Так познакомился я со своим тезкой Виктором Ружэ, ставшим для меня с этого момента образцом французской легкости и беззаботности.
— О-ля-ля, — весело говорил он, давясь дымом советской папиросы, но не бросая ее, — жизнь не такое уж дерьмо, как многие думают. Нос красивее у меня, конечно, не станет и на Брижит Бардо рассчитывать тоже не приходится, но кончится эта проклятая зима — и весь мир будет мне завидовать.
Я заинтересовался. В ответ он предложил, если у меня будет время, съездить в воскресенье посмотреть одно из интереснейших мест в Париже.
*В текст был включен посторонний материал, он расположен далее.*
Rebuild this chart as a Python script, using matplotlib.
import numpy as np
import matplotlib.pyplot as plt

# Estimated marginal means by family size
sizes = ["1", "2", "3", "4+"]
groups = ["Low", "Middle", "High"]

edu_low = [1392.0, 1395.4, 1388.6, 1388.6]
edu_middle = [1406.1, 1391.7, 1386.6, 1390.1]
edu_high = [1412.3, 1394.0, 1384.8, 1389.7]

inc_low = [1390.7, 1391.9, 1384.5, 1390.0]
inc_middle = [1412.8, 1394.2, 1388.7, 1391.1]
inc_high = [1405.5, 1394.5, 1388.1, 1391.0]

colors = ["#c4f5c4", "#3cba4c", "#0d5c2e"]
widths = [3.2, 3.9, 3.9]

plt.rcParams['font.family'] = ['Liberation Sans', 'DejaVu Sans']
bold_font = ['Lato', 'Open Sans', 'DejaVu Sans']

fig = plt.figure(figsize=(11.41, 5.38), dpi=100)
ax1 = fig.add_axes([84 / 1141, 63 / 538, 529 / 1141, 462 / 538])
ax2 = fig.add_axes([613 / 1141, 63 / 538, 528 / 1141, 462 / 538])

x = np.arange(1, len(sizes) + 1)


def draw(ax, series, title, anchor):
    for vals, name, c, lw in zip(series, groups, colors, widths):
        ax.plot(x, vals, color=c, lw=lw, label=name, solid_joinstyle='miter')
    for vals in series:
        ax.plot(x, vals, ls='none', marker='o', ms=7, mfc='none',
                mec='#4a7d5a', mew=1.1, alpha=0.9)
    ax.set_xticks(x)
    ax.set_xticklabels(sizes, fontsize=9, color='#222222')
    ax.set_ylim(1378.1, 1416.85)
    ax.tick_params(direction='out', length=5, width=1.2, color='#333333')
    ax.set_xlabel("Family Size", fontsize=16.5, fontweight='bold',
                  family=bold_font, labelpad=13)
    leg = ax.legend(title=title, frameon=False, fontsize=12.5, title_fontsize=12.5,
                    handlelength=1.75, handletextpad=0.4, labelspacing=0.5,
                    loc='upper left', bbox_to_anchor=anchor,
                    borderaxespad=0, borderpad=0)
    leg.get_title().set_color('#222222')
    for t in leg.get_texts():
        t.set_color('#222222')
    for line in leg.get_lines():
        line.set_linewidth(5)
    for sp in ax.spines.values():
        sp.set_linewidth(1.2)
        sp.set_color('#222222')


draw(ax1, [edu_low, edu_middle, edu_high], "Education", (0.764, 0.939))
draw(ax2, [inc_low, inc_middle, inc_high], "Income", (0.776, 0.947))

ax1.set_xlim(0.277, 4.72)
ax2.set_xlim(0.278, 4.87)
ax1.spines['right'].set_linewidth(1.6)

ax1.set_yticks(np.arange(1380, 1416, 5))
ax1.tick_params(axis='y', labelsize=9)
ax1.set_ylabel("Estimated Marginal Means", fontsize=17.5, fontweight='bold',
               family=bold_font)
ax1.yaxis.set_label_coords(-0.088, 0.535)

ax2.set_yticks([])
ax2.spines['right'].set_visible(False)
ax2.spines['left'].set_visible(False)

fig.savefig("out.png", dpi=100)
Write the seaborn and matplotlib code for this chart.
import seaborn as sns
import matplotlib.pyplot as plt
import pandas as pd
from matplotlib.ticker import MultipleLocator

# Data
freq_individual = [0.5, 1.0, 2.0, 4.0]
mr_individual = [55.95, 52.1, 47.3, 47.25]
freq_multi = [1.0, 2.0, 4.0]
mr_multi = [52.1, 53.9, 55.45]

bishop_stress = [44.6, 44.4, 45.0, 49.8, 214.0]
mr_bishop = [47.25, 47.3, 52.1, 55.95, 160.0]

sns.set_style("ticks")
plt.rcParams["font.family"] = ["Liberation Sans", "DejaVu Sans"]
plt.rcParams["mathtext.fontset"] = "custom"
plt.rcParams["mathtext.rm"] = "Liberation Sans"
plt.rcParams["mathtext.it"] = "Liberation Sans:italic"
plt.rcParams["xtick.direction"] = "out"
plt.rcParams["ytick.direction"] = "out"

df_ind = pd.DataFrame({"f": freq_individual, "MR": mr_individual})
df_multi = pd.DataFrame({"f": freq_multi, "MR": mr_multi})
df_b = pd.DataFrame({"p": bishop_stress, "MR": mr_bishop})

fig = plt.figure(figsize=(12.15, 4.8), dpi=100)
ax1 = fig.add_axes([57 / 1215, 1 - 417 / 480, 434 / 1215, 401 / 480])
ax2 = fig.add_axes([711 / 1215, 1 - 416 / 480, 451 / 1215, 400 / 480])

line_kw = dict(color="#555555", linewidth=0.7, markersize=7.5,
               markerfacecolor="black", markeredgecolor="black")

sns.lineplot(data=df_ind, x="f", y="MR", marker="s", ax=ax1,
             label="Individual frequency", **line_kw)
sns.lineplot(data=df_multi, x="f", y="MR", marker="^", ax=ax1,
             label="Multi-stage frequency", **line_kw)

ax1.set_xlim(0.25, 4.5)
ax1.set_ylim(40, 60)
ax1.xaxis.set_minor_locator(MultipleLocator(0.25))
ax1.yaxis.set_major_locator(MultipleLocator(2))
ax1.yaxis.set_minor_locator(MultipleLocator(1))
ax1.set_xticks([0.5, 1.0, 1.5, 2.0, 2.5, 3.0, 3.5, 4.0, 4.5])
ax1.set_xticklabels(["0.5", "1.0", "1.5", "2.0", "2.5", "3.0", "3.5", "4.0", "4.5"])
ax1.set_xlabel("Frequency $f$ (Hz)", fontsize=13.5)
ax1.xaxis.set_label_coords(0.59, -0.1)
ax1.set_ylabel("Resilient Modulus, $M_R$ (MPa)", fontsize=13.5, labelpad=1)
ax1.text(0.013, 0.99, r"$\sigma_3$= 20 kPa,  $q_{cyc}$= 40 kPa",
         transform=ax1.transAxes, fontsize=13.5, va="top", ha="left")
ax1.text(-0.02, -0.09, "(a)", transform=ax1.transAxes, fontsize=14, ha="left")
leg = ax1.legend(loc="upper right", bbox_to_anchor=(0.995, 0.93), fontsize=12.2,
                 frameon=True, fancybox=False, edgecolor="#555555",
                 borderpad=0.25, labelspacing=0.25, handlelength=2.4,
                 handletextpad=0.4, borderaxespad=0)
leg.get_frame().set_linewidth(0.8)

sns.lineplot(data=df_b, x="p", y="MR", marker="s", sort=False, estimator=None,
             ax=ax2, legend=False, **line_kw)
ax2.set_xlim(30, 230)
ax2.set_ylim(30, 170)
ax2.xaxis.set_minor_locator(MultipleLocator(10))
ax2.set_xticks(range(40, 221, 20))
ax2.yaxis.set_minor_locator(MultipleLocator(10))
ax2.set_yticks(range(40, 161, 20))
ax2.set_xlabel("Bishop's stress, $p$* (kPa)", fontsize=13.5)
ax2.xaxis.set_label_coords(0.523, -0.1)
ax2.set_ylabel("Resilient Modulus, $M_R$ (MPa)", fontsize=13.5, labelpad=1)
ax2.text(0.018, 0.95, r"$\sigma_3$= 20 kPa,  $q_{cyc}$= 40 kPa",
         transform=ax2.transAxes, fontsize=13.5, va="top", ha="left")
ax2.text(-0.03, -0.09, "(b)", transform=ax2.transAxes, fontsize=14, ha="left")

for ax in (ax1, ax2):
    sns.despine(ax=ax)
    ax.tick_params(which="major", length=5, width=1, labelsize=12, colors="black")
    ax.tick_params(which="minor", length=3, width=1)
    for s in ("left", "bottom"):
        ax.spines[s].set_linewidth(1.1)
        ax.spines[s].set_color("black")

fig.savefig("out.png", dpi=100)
Время, конечно, нашлось, и в воскресенье в девять утра мы уже сидели в вагоне метро. Я не все понимал, что он рассказывал на своем парижском жаргоне, но все же уловил, что он работает электромонтером на стройке какого-то многоэтажного каркасного дома, что в нашем отеле он вроде как «подхалтуривает» — заболел гостиничный электрик, а один из портье друг Виктора, — что у него есть девушка по имени Моника и что в прошлогоднем первомайском номере «Юманите» была его фотография, когда у него был еще не перебитый нос.
После метро мы долго еще шли по каким-то парижским окраинам и наконец вышли к Сене. Кто видел когда-нибудь фильм «Столь долгое отсутствие», навсегда запомнит хибару-ящик, в которой жил герой картины. К такому же ящику подвел меня и Виктор.
— Вот, — сказал он, — моя вилла!
У виллы не было никакого замка. Он что-то раздвинул, и мы на четвереньках влезли внутрь. Кругом вырезанные из журналов фотографии, на земле два тюфяка — вот и все.